In arguments in support of the group’s claims, King’s Counsel Simon Davenport, who led a team for the BAICO shareholders, had argued that assets of the Bahamas-registered insurance subsidiary (BAICO) were put into a common pot by CLF but should have been segregated to meet BAICO’s liabilities.
He said TT should not have been allowed to “have its cake and eat it too” by depriving BAICO of its assets without meeting its liabilities.
“Notwithstanding the entities and regulatory environments, our position is that the TT government brought into a common pot, the resources of BAICO, and in exercising the bailout activity, it should have done so on a non-discriminatory basis.
“TT refused to pay BAICO liabilities from the common pot,” Davenport said, insisting that BAICO was entitled to its liabilities in the same way the other CLF subsidiaries had benefitted in the bailout.

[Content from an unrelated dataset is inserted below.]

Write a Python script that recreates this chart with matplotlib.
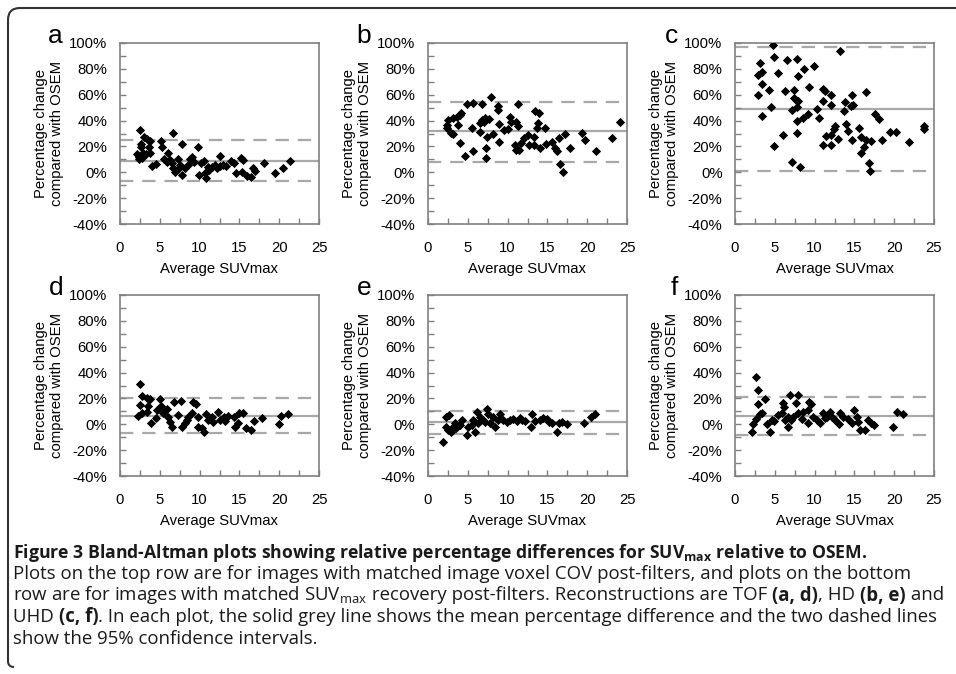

He said the move unfairly impacted the lives of “thousands of families across the Caribbean many of whom lost their savings, retirement and pension benefits leading to immeasurable hardships.”
“This is a story of inequity… People are dying of poverty as a consequence of this.”
The group’s attorneys had also argued that national interest did not displace the RTC.
In 2017, the government successfully petitioned High Court judge Kevin Ramcharan to liquidate CLF to clear the remainder of the debt it incurred in rescuing the cash-strapped conglomerate. The process is still ongoing. The joint liquidators delivered its 13th report to the court on October 16.
In December last year, the Central Bank relinquished emergency control of Clico.
The regional BAICO policyholders were also represented by Carsten Zatschier, SC, Dr Kenny Anthony, Robert Strang, Gregory Pantin, Matthew Happold, George Kimon, and Miguel Vasquez.
The state of TT was also represented by Tamara Toolsie, Brent James and Murvani Ojah-Maharaj. Lisa Shoman, SC, Radha Permanand and O’Neil Francis represented Caricom.